Third choice Carpe Diem (8-1), trained by Todd Pletcher, has won four of five career races and co-fourth pick Materiality (12-1) is 3-for-3, bidding to become the first horse to win this race for 3-year-olds without racing as a 2-year-old.
The favorites like to run out in front, which could make for a hectic start at Churchill Downs as 19 horses strive to get into favorable position by the first turn.
From Baffert’s perspective, the Derby will be won, and lost, in the moments after the gates open.
“Our horses are not going to be coming from out of the clouds,” said Baffert, whose Dortmund drew the eighth position, while American Pharoah starts from the 17th lane. “The break is going to be the key.”
Riding American Pharoah will be two-time Derby winner Victor Espinoza, who rode last year's champion, California Chrome.
“He rides with a lot of confidence and he’s been here at the big dance,” Baffert said.
Martin Garcia has ridden the unbeaten Dortmund for all his races.
“This is the first time that he’s going to ride a horse that actually has a really good chance to win (the Derby), so I’m sure he will be a little nervous,” Baffert said.
“He knows his horse.
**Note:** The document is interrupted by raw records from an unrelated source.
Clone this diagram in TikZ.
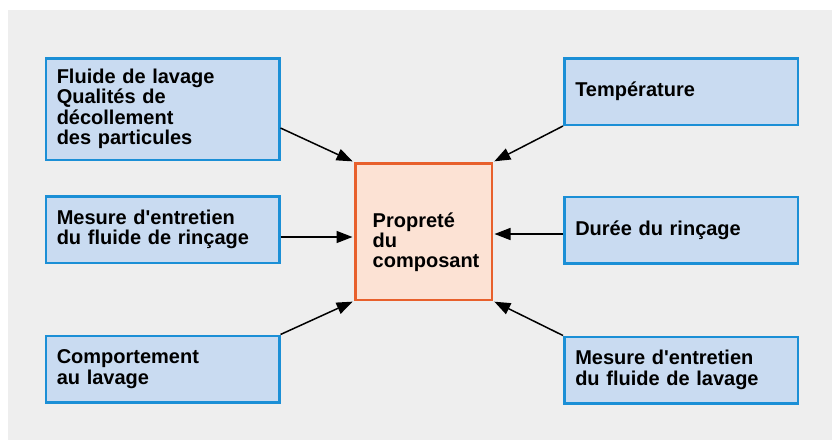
\documentclass[tikz,border=0pt]{standalone}
\usepackage{fontspec}
\setmainfont{Liberation Sans}[Ligatures=TeXOff]
\usetikzlibrary{arrows.meta,calc}
\definecolor{bggray}{HTML}{EEEEEE}
\definecolor{boxfill}{HTML}{C9DBF1}
\definecolor{boxline}{HTML}{1B8FD6}
\definecolor{cfill}{HTML}{FCE2D4}
\definecolor{cline}{HTML}{E8602C}
\begin{document}
\begin{tikzpicture}[x=1pt,y=-1pt,
  factor/.style={draw=boxline,fill=boxfill,line width=2.5pt,rectangle,
    minimum width=233.5pt,minimum height=66.5pt,inner xsep=11pt,inner ysep=0pt,
    text width=211.5pt,align=left,font=\bfseries\fontsize{20}{20.5}\selectfont},
  center/.style={draw=cline,fill=cfill,line width=2.5pt,rectangle,
    minimum width=136.5pt,minimum height=136.5pt,inner sep=0pt},
  ctext/.style={inner sep=0pt,align=left,font=\bfseries\fontsize{20}{20}\selectfont},
  arr/.style={line width=1.5pt,-{Triangle[length=16pt,width=12pt]},shorten >=1.5pt}
]
\useasboundingbox (0,0) rectangle (832,440);
\fill[white] (0,0) rectangle (832,440);
\fill[bggray] (8,10) rectangle (832,440);

\node[factor,minimum height=101.5pt] (l1) at (162.5,109) {Fluide de lavage\\Qualités de\\décollement\\des particules};
\node[factor] (l2) at (162.5,229.5) {Mesure d'entretien\\du fluide de rinçage};
\node[factor] (l3) at (162.5,369) {Comportement\\au lavage};
\node[factor] (r1) at (681,91.5) {Température};
\node[factor] (r2) at (681,230) {Durée du rinçage};
\node[factor] (r3) at (681,370) {Mesure d'entretien\\du fluide de lavage};

\node[center] (c) at (423.5,231.5) {};
\node[ctext,anchor=west] (ct) at ($(c.west)+(18.5,11)$) {Propreté\\du\\composant};

\draw[arr] ($(l1.south east)+(0,-33)$) -- (c.north west);
\draw[arr] ([yshift=-7.5pt]l2.east) -- ([yshift=-7.5pt]l2.east -| c.west);
\draw[arr] (l3.north east) -- (c.south west);
\draw[arr] (r1.south west) -- (c.north east);
\draw[arr] ([yshift=-4pt]r2.west) -- ([yshift=-4pt]r2.west -| c.east);
\draw[arr] (r3.north west) -- (c.south east);
\end{tikzpicture}
\end{document}
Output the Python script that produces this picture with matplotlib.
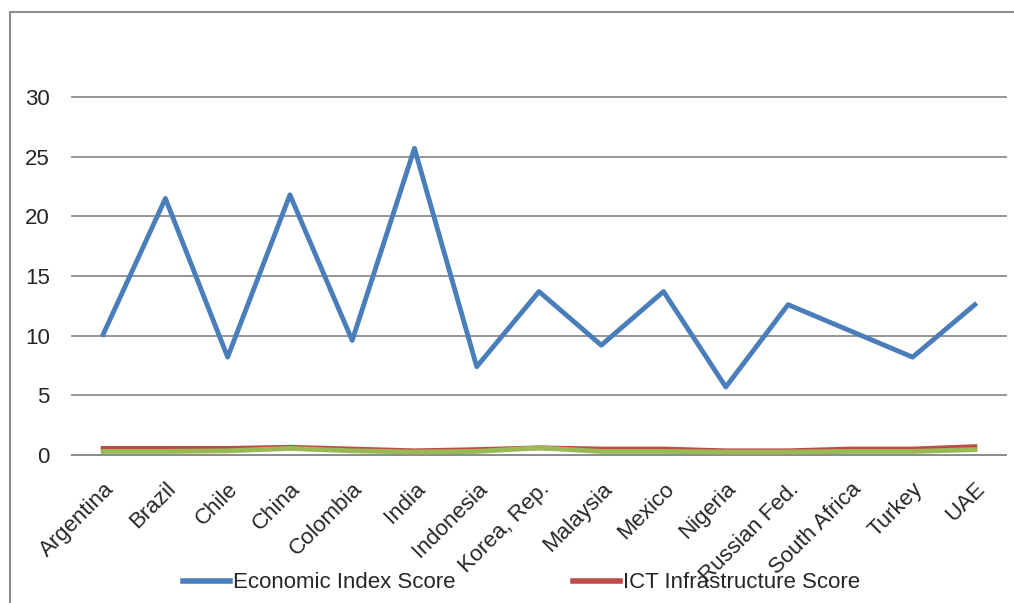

He’ll just put him in a nice spot."
Sheikh Mohammed bin Khalifa al Maktoum's Mubtaahij, listed at 20-1, won the UAE Derby by eight lengths and will attempt to win the 'Run for the Roses' without the benefit of a single U.S. prep race.
Mubtaahij, who has never been worse than second in his last five starts, would be the first horse to win the Kentucky Derby after racing the UAE Derby.
Mark Casse, trainer of Danzig Moon (30-1), hopes the frontrunners will burn themselves out.
“I would like to see a fast pace and have us be about 10 lengths behind,” Casse said. ”Hopefully the pace comes apart at the seams and we can pick them up.”